In parallel to these investments, the programme envisages support to micro, small and medium-sized enterprises active in the tourism value chain through financing via local commercial banks and advisory services to improve skills and know how.
“We will also work with the municipalities involved and tourism associations to build capacity. We are very pleased with the close co-operation with the EU on this innovative program, which ultimately will contribute to the establishment of a sustainable and inclusive tourism industry in Albania, and hope to complete its preparation as soon as possible during the course of this year,” the head of EBRD Albania office said.
“Agribusiness and renewables are two sectors which in my view will attract growing investment in the years ahead,” Colangeli said, adding that EBRD is implementing a large programme to enhance access to finance in the sector, partnering with the government of Albania and local financial institutions.
The start of the EU grant programme under the Instrument for Pre-Accession Assistance in Rural Development (IPARD) later in the year should further boost investments, he said.

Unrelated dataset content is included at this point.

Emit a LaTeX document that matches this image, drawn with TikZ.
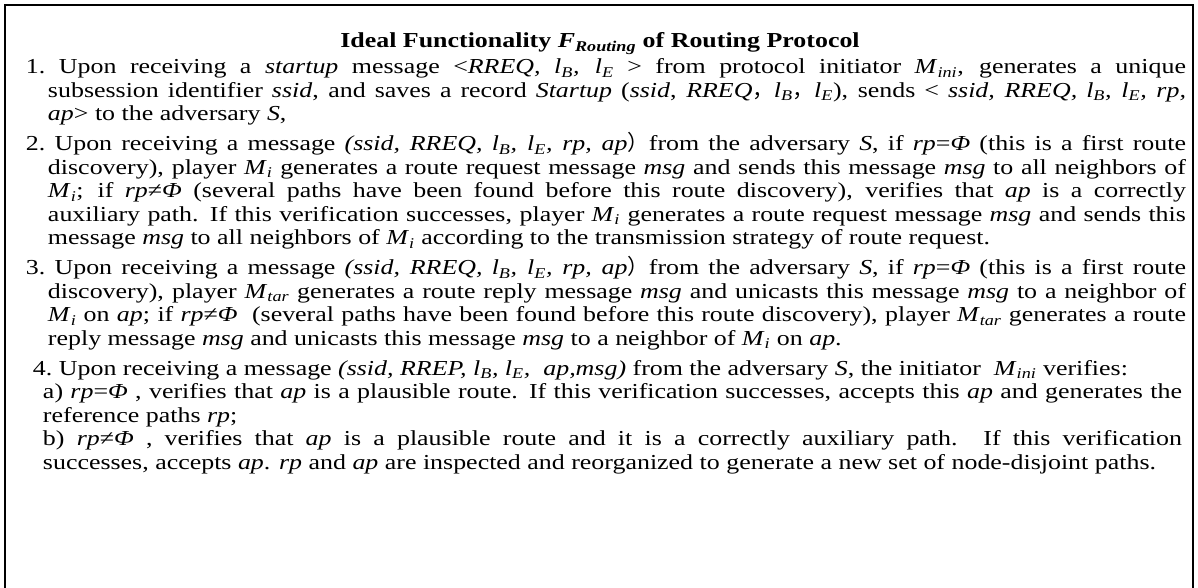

“Renewables have been a traditional catalyst of FDI for Albania, although this has been concentrated in the hydro power sector which virtually accounts for the entirety of power generation in the country at present. This is set to change in the coming years. We are working with the government to establish a supportive regulatory environment for solar power development and to prepare competitive tender processes for utility-scale solar capacity allocation. We expect the first competitive solar tenders to take place next year.”
According to Colangeli, Albania faces two key challenges in the years ahead.
“The first is related to FDI. This has been dominated in recent years by two large energy projects (TAP and a hydro power plant developed by Norway's Statkraft) both of which should be completed by 2020. Filling the gap that will be left by these two projects will be crucial to maintaining economic growth and also to attracting much needed skills and know how,” the EBRD official opined.
The second challenge relates to optimizing the limited sovereign borrowing capacity in the context of Albania's significant infrastructure needs by mobilizing private sector investment whenever possible.
“EBRD has a crucial role to play in supporting Albania towards meeting these challenges and continue on its path towards EU integration,” Colangeli added.
The Council of the European Union granted the status of EU candidate country to Albania in 2014.
To date, the EBRD has invested almost 1 billion euro in over 80 projects in Albania.